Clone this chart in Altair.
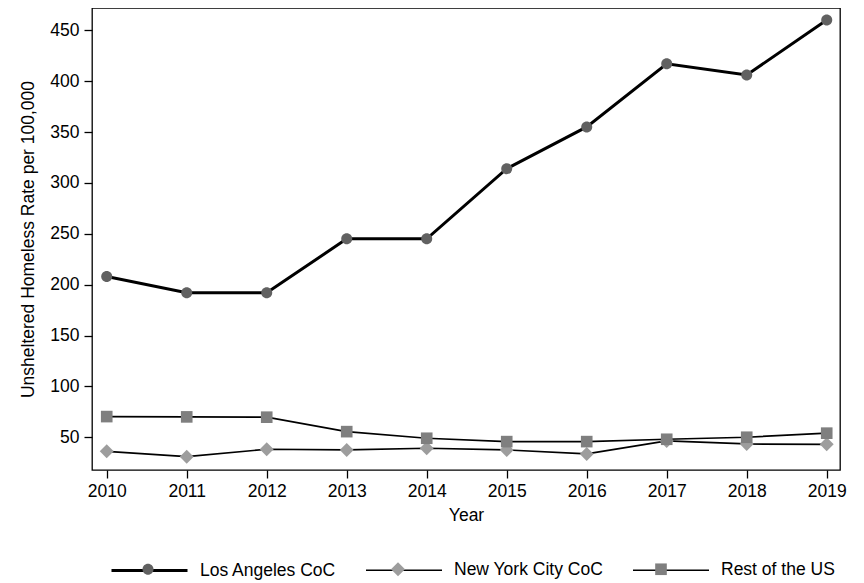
import altair as alt
import pandas as pd

# values
years = [2010, 2011, 2012, 2013, 2014, 2015, 2016, 2017, 2018, 2019]
la_rate = [208, 192, 192, 245, 245, 314, 355, 417, 406, 460]
nyc_rate = [36.2, 30.9, 38.2, 37.5, 39.2, 37.5, 33.6, 46.4, 43.4, 43.0]
rest_rate = [70.3, 70.0, 69.7, 55.5, 49.0, 45.7, 45.7, 48.0, 50.0, 54.0]

series_names = ["Los Angeles CoC", "New York City CoC", "Rest of the US"]
y_ticks = [50, 100, 150, 200, 250, 300, 350, 400, 450]

# styling (Stata s2mono-ish look)
line_widths = [3, 1.7, 1.7]
marker_fills = ["#616161", "#9d9d9d", "#7f7f7f"]
# marker shapes as custom paths; the leading moveTo's only widen the bounds so the
# marker legend lays out exactly like the line legend drawn under it
marker_paths = [
    "M-1.04,0M1.04,0M0.145,0A0.145,0.145,0,1,1,-0.145,0A0.145,0.145,0,1,1,0.145,0Z",
    "M-1.022,0M1.022,0M0,-0.184L0.184,0L0,0.184L-0.184,0Z",
    "M-1.022,0M1.022,0M-0.153,-0.153L0.153,-0.153L0.153,0.153L-0.153,0.153Z",
]
FONT = "Liberation Sans"
FS = 17.5
SYM = 5776  # 76px legend symbol

rows = []
for name, vals in zip(series_names, [la_rate, nyc_rate, rest_rate]):
    for yr, v in zip(years, vals):
        rows.append({"year": yr, "series": name, "series_m": name, "rate": v})
df = pd.DataFrame(rows)

x_enc = alt.X(
    "year:Q",
    title="Year",
    scale=alt.Scale(domain=[2009.816, 2019.166], nice=False, zero=False),
    axis=alt.Axis(values=years, format="d", labelPadding=4, titlePadding=7),
)
y_enc = alt.Y(
    "rate:Q",
    title="Unsheltered Homeless Rate per 100,000",
    scale=alt.Scale(domain=[17.8, 471.9], nice=False, zero=False),
    axis=alt.Axis(values=y_ticks, labelPadding=5, titlePadding=12),
)

legend_common = dict(
    orient="none",
    legendX=18,
    legendY=523,
    direction="horizontal",
    title=None,
    symbolSize=SYM,
    labelOffset=11,
    columnPadding=25,
    padding=0,
    labelFont=FONT,
    labelFontSize=FS,
)

line_legend = alt.Legend(symbolType="stroke", labelColor="black", **legend_common)
marker_legend = alt.Legend(
    labelColor="transparent", labelOpacity=0, symbolStrokeWidth=0, symbolOpacity=1, **legend_common
)

lines = (
    alt.Chart(df)
    .mark_line()
    .encode(
        x=x_enc,
        y=y_enc,
        stroke=alt.Stroke(
            "series:N",
            scale=alt.Scale(range=["black", "black", "black"]),
            legend=line_legend,
        ),
        strokeWidth=alt.StrokeWidth(
            "series:N",
            scale=alt.Scale(type="ordinal", range=line_widths),
            legend=line_legend,
        ),
    )
)

points = (
    alt.Chart(df)
    .mark_point(filled=True, size=SYM, opacity=1, strokeWidth=0)
    .encode(
        x=x_enc,
        y=y_enc,
        fill=alt.Fill("series_m:N", scale=alt.Scale(range=marker_fills), legend=marker_legend),
        shape=alt.Shape("series_m:N", scale=alt.Scale(range=marker_paths), legend=marker_legend),
    )
)

chart = (
    alt.layer(lines, points)
    .properties(
        width=748,
        height=462,
        autosize=alt.AutoSizeParams(type="none"),
        padding={"left": 84, "top": 0, "right": 16, "bottom": 110},
        background="white",
    )
    .configure_view(stroke="black", strokeWidth=1.3)
    .configure_axis(
        domain=False,
        grid=False,
        ticks=True,
        tickSize=8,
        tickWidth=1.3,
        tickColor="black",
        labelFont=FONT,
        labelFontSize=FS,
        labelColor="black",
        titleFont=FONT,
        titleFontSize=FS,
        titleFontWeight="normal",
        titleColor="black",
    )
    .configure_axisY(labelAngle=0)
)

chart.save("out.html", embed_options={"renderer": "svg", "actions": False})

________________________________________

- [Written task]
Without any pictures, reproduce the lines from the first one in the material through the line that has "import pandas as pd", exactly as they appear.

- [Complete response]
Clone this chart in Altair.
import altair as alt
import pandas as pd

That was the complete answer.